PETALING JAYA: The “generational endgame (GEG) or nothing” narrative by Khairy Jamaluddin has been dismissed by a deputy minister who says it is still beneficial to have a tobacco control law passed even without such provisions.
Deputy investment, trade and industry minister Liew Chin Tong said having one law controlling the use of tobacco was already a big win for the country.
He said the proposed law, which has been tabled as the Control of Smoking Products for Public Health Bill, has various clauses to control the sale of tobacco products, its advertising and packaging.
“The ‘GEG or nothing’ narrative put forward by a former health minister is a false dichotomy. There is always a choice.

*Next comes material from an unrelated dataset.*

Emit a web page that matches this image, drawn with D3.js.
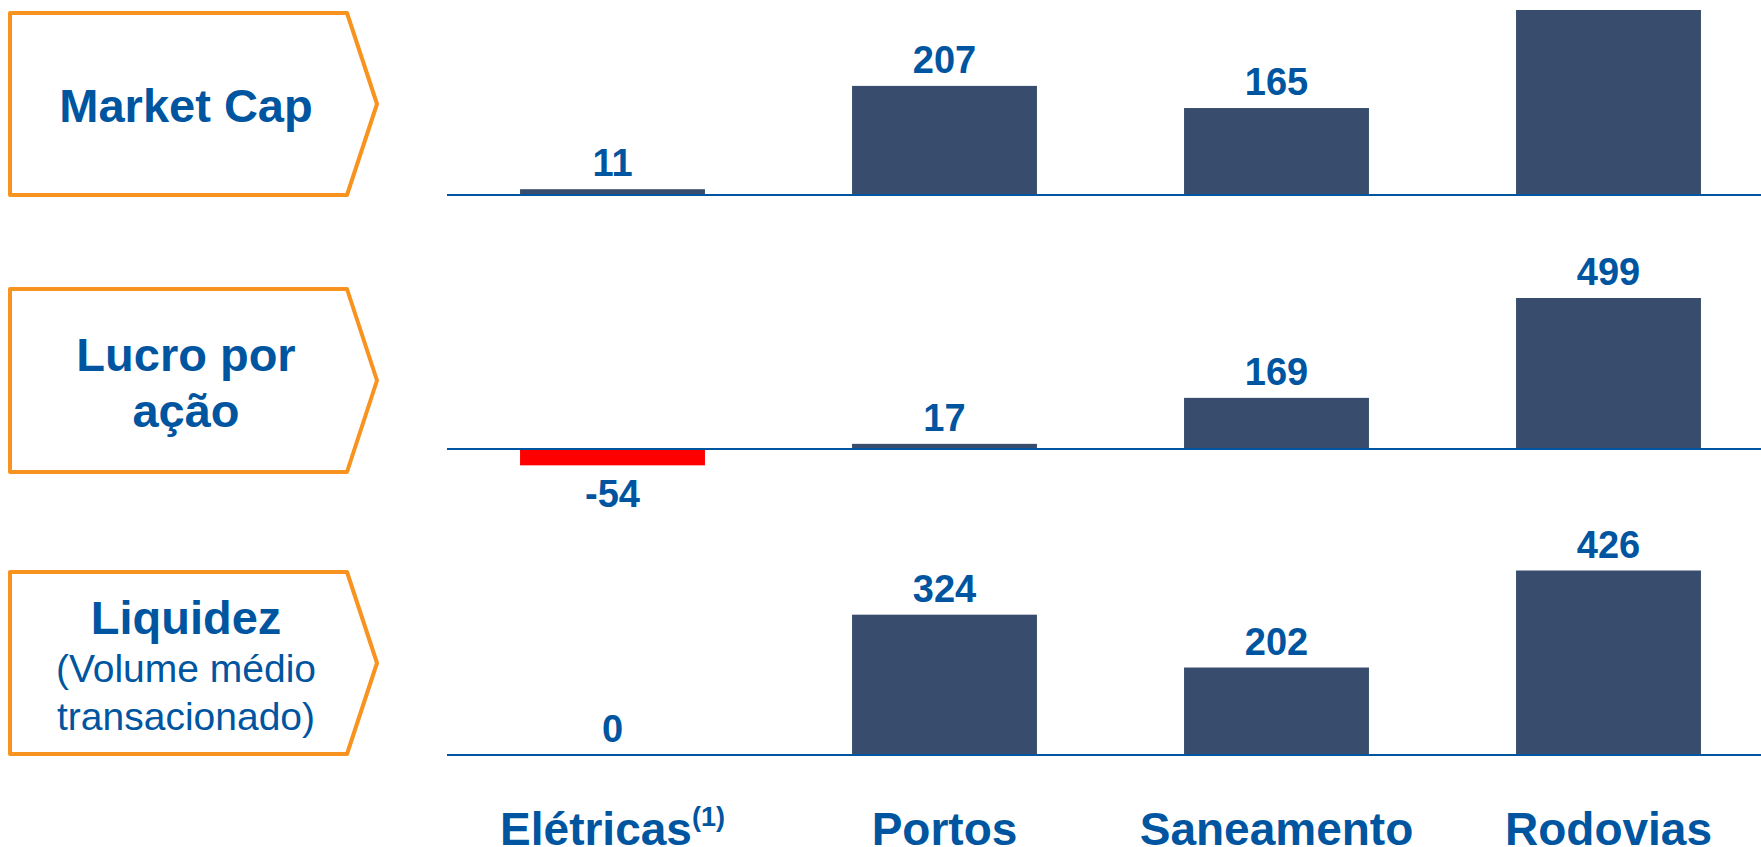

“The provisions in the bill, if pursued to the maximum extent by the ministry, with the help of all relevant government agencies, will be a new beginning for Malaysia.
“What a waste it was when such good legislation is tied to a ‘GEG or nothing’ dichotomy,” he said in a Facebook post.
Yesterday, health minister Dr Zaliha Mustafa tabled a revised version of the bill for its first reading in the Dewan Rakyat.
She said the government had to remove the GEG provisions from the amended version as they were unconstitutional.
Liew said it was not the end of the road for GEG, because it could still be written into law later with more public consultation and acceptance.
Besides Liew, MPs from both sides of the political divide gave mixed reactions to the GEG’s removal.
Batu MP P Prabakaran told the Dewan Rakyat that the bill should be passed as a first step, but he would continue to pressure the government to include the GEG provision in the future, Bernama reported.
Former health minister Dzulkefly Ahmad said it would be difficult to cut down the chances of those picking up smoking from 21% to 5% by 2045 without the GEG.